Digital Marketing

How B2B Marketing Budgets Will Evolve in 2018

70% of marketers expect an increase in demand generation budgets in 2018, according to the Demand Generation Survey.

At the same time, overall marketing budgets are shrinking (as per Gartner’s 2017-2018 CMO Spend Survey). Last year, marketing budgets claimed 11.3% of overall company revenue, down from 12.2% compared to 2016. So why would B2B demand generation marketers grow their spend while the rest of us are bracing for a cut? And how are marketers planning to allocate their marketing budget to increase ROI?


demand generation budget Source: Demand Generation Survey. Most demand generation marketers are expecting their budgets to increase in 2018.


Let’s look at the key marketing trends that may offer some insight into this curious phenomenon. The data shows that while the budgets are going up to support more personalized campaigns and higher spend on digital, B2B marketers will be held to higher standards of measurement.

tl;dr: more money will come with greater accountability.

1. Demand Generation Team is Becoming the New Revenue Team

This year, more marketers see revenue as their key metric. The number of marketers who said they have specific revenue-based quota increased from 23% in 2017 to 28% in 2018.

91% of demand generation marketers surveyed for the report say that they track their revenue contribution to the company. And for a good reason: that contribution is growing! When asked what percentage of revenue is attributed to marketing-sourced leads, 28% of marketers said between 26% and 50%.

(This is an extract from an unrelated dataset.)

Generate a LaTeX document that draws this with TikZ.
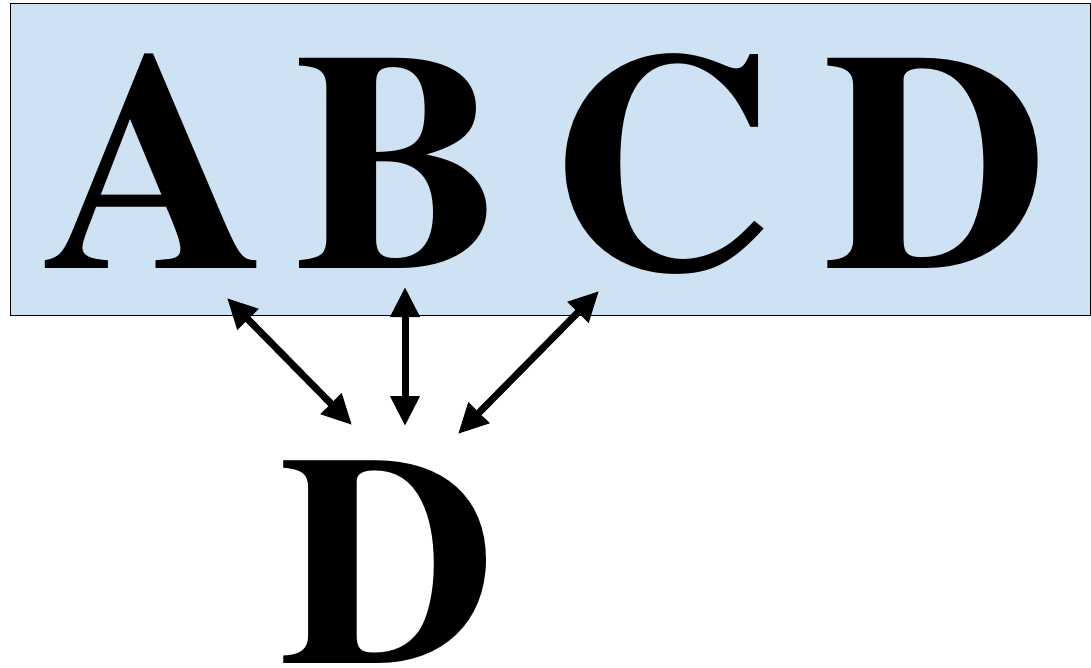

As you can see, the demand generation budget increase comes with weighty expectations for delivering on deeper-funnel metrics and conversion goals such as revenue.


primary metric for demand generation teams Source: Demand Generation Survey. Budget raise comes with higher expectations for delivering on the most important business metrics.


Less than 2% of marketers are measured on web traffic, while most only eye the metrics that directly contribute to the bottom line -- such as SALs (sales accepted leads), a metric that counts the number of potential customers whom both marketing and sales teams consider “a fit” for their business, based on a variety of criteria such as budget, need, and the prospects’ timeline for making the investment.

Why you should care

How you report on marketing spend to the higher-ups will likely change. Because CMOs today are under more scrutiny for delivering ROI (or so says Gartner), paid marketing teams will be tasked with measuring the full-funnel impact of their campaigns.

2. Focus on Higher-Quality Leads Will Require More Expensive Marketing Tactics

73% of marketers consider lead quality their priority for 2018. Targeting high-value customers in 2018 will mean that marketers may have to rely on more expensive marketing techniques.

Take events, for example. 68% of marketers use events to generate qualified leads for the top of the funnel, according to the report. Trade shows, seminars, and summits take up a large portion of B2B marketing budgets. Even virtual events and webinars require a significant investment if you consider technology, sponsored speakers, and promotion.

Content, even though still “ROI-amazing” according to Brian Balfour of the ProfitWell Report, is also getting more expensive to produce as demand for good content marketers exceeds supply, Digiday reported.


demand generation tactics Source: Demand Generation Survey. Event and content marketing are the most effective demand generation tactics.


Why you should care

Whether or not you're considering an ABM strategy, you'll likely shift your marketing budget around to test new channels. Be prepared to set up your tracking to account for multiple marketing touches, online and off. Your marketing dashboard should reflect the dollars in/dollars out for each channel, whether it's a Facebook campaign or a steak dinner.

3. Dollars are Shifting to Digital

8 out of 10 of the most effective demand generation channels are digital, and the top 3 of them are, again, all digital: email, search, and website.



Digital ad spending reached $209 billion worldwide and is expected to grow by 13 percent this year.

As a relatively new marketing function, demand gen encompasses many marketing activities, with lead generation perhaps being key. B2B prospects are online, empowered with all the information that was earlier unavailable or hidden under the “contact sales” form-fills. So naturally, demand gen marketers will be investing more money to have relevant information ready and accessible at every stage of the buyer’s journey -- and tracking the impact across different channels to close the loop between ad spend and revenue.

Why you should care

As your digital spend grows, you will need to consolidate all your paid marketing data in a single dashboard with easy access to granular metrics. This is important not only to have a central view for cross-network PPC reporting, but also to spot trends and find opportunities to improve.

So, while the overall marketing budget growth is stalling, businesses will keep spending more on activities that generate incremental revenue. If the trend for unifying sales and marketing under a single revenue metric is to continue, demand gen teams are poised to grab the largest slice of the marketing budget pie in the years to come.